Find the order of a presentation

[Mr Davis 97]

Homework Statement

Show that $M = \langle r,s \mid r^m = e, s^n = e, srs^{-1} = r^j \rangle$, where $j$ is a natural number satisfying $\operatorname{gcd}(j,m) = 1$ and $j^n \equiv 1 \pmod{m}$, has $mn$ elements,

Homework Equations

The Attempt at a Solution

I'm not sure how to start to show this rigorously, but I do have some ideas. If we can show that every element can be written in the form $r^as^b$ then clearly we would have $m$ choices for $a$ and $n$ choices for $b$, and hence by multiplying there would be $mn$ elements. But I'm not sure how to show that every product can be written in this form. I thought that maybe looking at the dihedral group and doing something analogous would help me, but all of the proofs that the dihedral group has $2n$ elements that I've seen use geomretical reasoning, which I don't seem to be able to do here.

 

[fresh_42]

Homework Statement

Show that $M = \langle r,s \mid r^m = e, s^n = e, srs^{-1} = r^j \rangle$, where $j$ is a natural number satisfying $\operatorname{gcd}(j,m) = 1$ and $j^n \equiv 1 \pmod{m}$, has $mn$ elements,

Homework Equations

The Attempt at a Solution

I'm not sure how to start to show this rigorously, but I do have some ideas. If we can show that every element can be written in the form $r^as^b$ then clearly we would have $m$ choices for $a$ and $n$ choices for $b$, and hence by multiplying there would be $mn$ elements. But I'm not sure how to show that every product can be written in this form. I thought that maybe looking at the dihedral group and doing something analogous would help me, but all of the proofs that the dihedral group has $2n$ elements that I've seen use geomretical reasoning, which I don't seem to be able to do here.

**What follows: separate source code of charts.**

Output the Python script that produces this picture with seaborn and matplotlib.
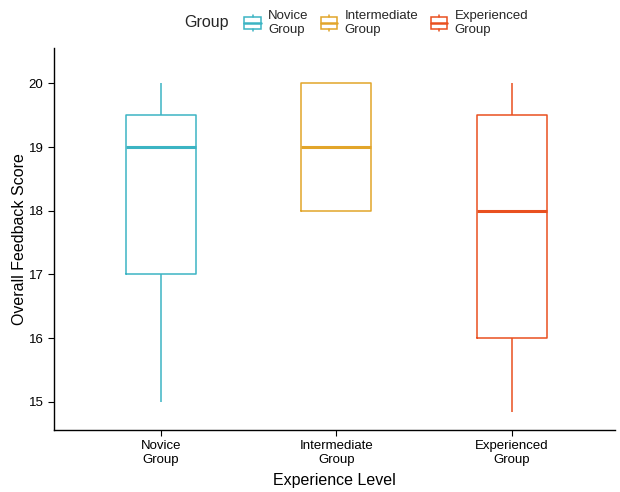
import numpy as np
import pandas as pd
import matplotlib
matplotlib.use("Agg")
import matplotlib.pyplot as plt
from matplotlib.patches import Rectangle
from matplotlib.lines import Line2D
from matplotlib.legend_handler import HandlerBase
from matplotlib.offsetbox import HPacker
import seaborn as sns

# Overall feedback scores per participant, by experience level
levels = ["Novice\nGroup", "Intermediate\nGroup", "Experienced\nGroup"]
novice_scores = [15, 17, 17, 19, 19, 20, 20]
intermediate_scores = [18, 18, 19, 20, 20]
experienced_scores = [14.85, 16, 16, 18, 19, 20, 20]
group_colors = ["#3CB4C3", "#E2A52A", "#E9501F"]

df = pd.DataFrame({
    "level": [levels[0]] * len(novice_scores)
    + [levels[1]] * len(intermediate_scores)
    + [levels[2]] * len(experienced_scores),
    "score": novice_scores + intermediate_scores + experienced_scores,
})

sns.set_theme(style="ticks")
plt.rcParams["font.family"] = ["Liberation Sans", "DejaVu Sans"]

fig = plt.figure(figsize=(6.2, 4.92), dpi=100)
ax = fig.add_axes([0.087, 0.126, 0.905, 0.776])

sns.boxplot(
    data=df, x="level", y="score", hue="level", order=levels, hue_order=levels,
    palette=group_colors, saturation=1, fill=False, width=0.4, linewidth=1.1,
    showcaps=False, showfliers=False, legend=False, whis=1.5,
    medianprops={"linewidth": 2.2}, ax=ax,
)

ax.set_xlim(-0.61, 2.59)
ax.set_ylim(14.56, 20.55)
ax.set_yticks([15, 16, 17, 18, 19, 20])
ax.set_xlabel("Experience Level", fontsize=11.5, color="black", labelpad=5)
ax.set_ylabel("Overall Feedback Score", fontsize=11.5, color="black", labelpad=1)
ax.tick_params(axis="both", labelsize=9.5, colors="black", length=4, width=0.8)
for s in ["top", "right"]:
    ax.spines[s].set_visible(False)
for s in ["left", "bottom"]:
    ax.spines[s].set_linewidth(1.0)
    ax.spines[s].set_color("black")


class BoxKey(HandlerBase):
    """Legend key drawn as a small box with median and whisker stubs."""

    def create_artists(self, legend, orig_handle, xdescent, ydescent,
                       width, height, fontsize, trans):
        c = orig_handle.get_color()
        cx = width / 2 - xdescent
        bw = width * 0.85
        y0 = -ydescent + height * 0.0
        y1 = -ydescent + height * 1.0
        b0 = -ydescent + height * 0.15
        b1 = -ydescent + height * 0.85
        mid = -ydescent + height * 0.5
        return [
            Rectangle((cx - bw / 2, b0), bw, b1 - b0, fill=False,
                      edgecolor=c, linewidth=1.1, transform=trans),
            Line2D([cx - bw / 2, cx + bw / 2], [mid, mid], color=c,
                   linewidth=1.8, transform=trans),
            Line2D([cx, cx], [y0, b0], color=c, linewidth=1.1, transform=trans),
            Line2D([cx, cx], [b1, y1], color=c, linewidth=1.1, transform=trans),
        ]


handles = [Line2D([], [], color=c) for c in group_colors]
leg = fig.legend(
    handles, levels, title="Group", loc="upper center",
    bbox_to_anchor=(0.575, 1.004), ncol=3, frameon=False,
    handler_map={Line2D: BoxKey()}, fontsize=9.5, title_fontsize=11.5,
    handlelength=1.45, handleheight=1.6, handletextpad=0.45, columnspacing=0.85,
    labelspacing=0.2,
)
# title sits to the left of the entries
title_box = leg._legend_title_box
entries = leg._legend_handle_box
leg._legend_box._children = [HPacker(pad=0, sep=10, align="center",
                                     children=[title_box, entries])]

fig.savefig("out.png", dpi=100)
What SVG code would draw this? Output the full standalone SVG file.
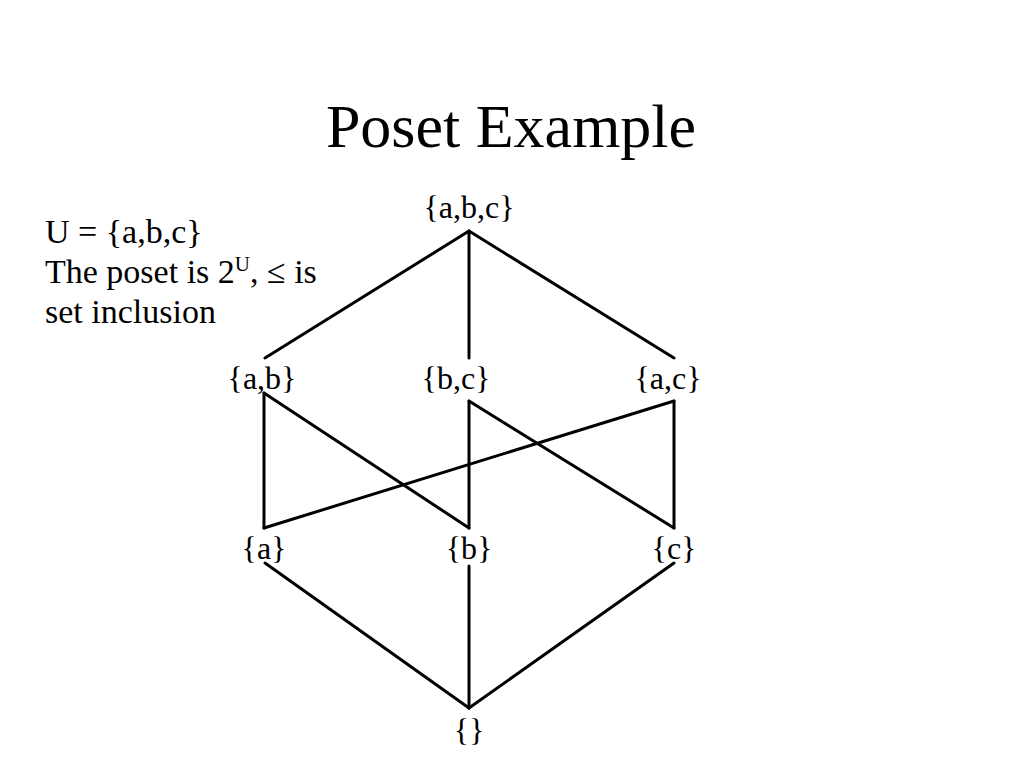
<svg xmlns="http://www.w3.org/2000/svg" width="1024" height="768" viewBox="0 0 1024 768">
<style>
.t{font-family:"Liberation Serif","Times New Roman",serif;fill:#000}
.lbl{font-size:32px;text-anchor:middle}
.e{stroke:#000;stroke-width:3;fill:none;stroke-linecap:round}
</style>
<rect width="1024" height="768" fill="#fff"/>
<text class="t" x="511" y="147" font-size="62" text-anchor="middle">Poset Example</text>
<g id="desc" class="t" font-size="34">
<text x="45" y="243">U = {a,b,c}</text>
<text x="45" y="283">The poset is 2<tspan font-size="21" dy="-12">U</tspan><tspan dy="12">, ≤ is</tspan></text>
<text x="45" y="323">set inclusion</text>
</g>
<g id="connectors">
<line class="e" x1="469" y1="231" x2="265" y2="358"/>
<line class="e" x1="469" y1="231" x2="469" y2="358"/>
<line class="e" x1="469" y1="231" x2="674" y2="358"/>
<line class="e" x1="264" y1="393" x2="264" y2="528"/>
<line class="e" x1="264" y1="393" x2="469" y2="528"/>
<line class="e" x1="469" y1="401" x2="469" y2="528"/>
<line class="e" x1="469" y1="401" x2="674" y2="528"/>
<line class="e" x1="674" y1="401" x2="674" y2="528"/>
<line class="e" x1="674" y1="401" x2="264" y2="528"/>
<line class="e" x1="265" y1="563" x2="469" y2="708"/>
<line class="e" x1="469" y1="566" x2="469" y2="708"/>
<line class="e" x1="674" y1="563" x2="469" y2="708"/>
</g>
<g id="n-abc"><text class="t lbl" x="469" y="218">{a,b,c}</text></g>
<g id="n-ab"><text class="t lbl" x="262" y="389">{a,b}</text></g>
<g id="n-bc"><text class="t lbl" x="456" y="389">{b,c}</text></g>
<g id="n-ac"><text class="t lbl" x="668" y="389">{a,c}</text></g>
<g id="n-a"><text class="t lbl" x="264" y="559">{a}</text></g>
<g id="n-b"><text class="t lbl" x="469" y="559">{b}</text></g>
<g id="n-c"><text class="t lbl" x="674" y="559">{c}</text></g>
<g id="n-empty"><text class="t lbl" x="469" y="741">{}</text></g>
</svg>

That every product can be written in this form is trivial: With $sr=r^js$ we can change every word until all $s$ are on the right and all $r$ are on the left. You can do this by induction over the number of changes $(s^qr^p)$ in words. Therefore $M=\{\,r^ps^q\,|\,1\leq p \leq m\, , \,1\leq q \leq n\,\}$ What is left to show is, that we do not count the same element multiple times, i.e. that $r^ps^q=r^{p'}s^{q'} \Longrightarrow p=p' \,\wedge \, q=q'$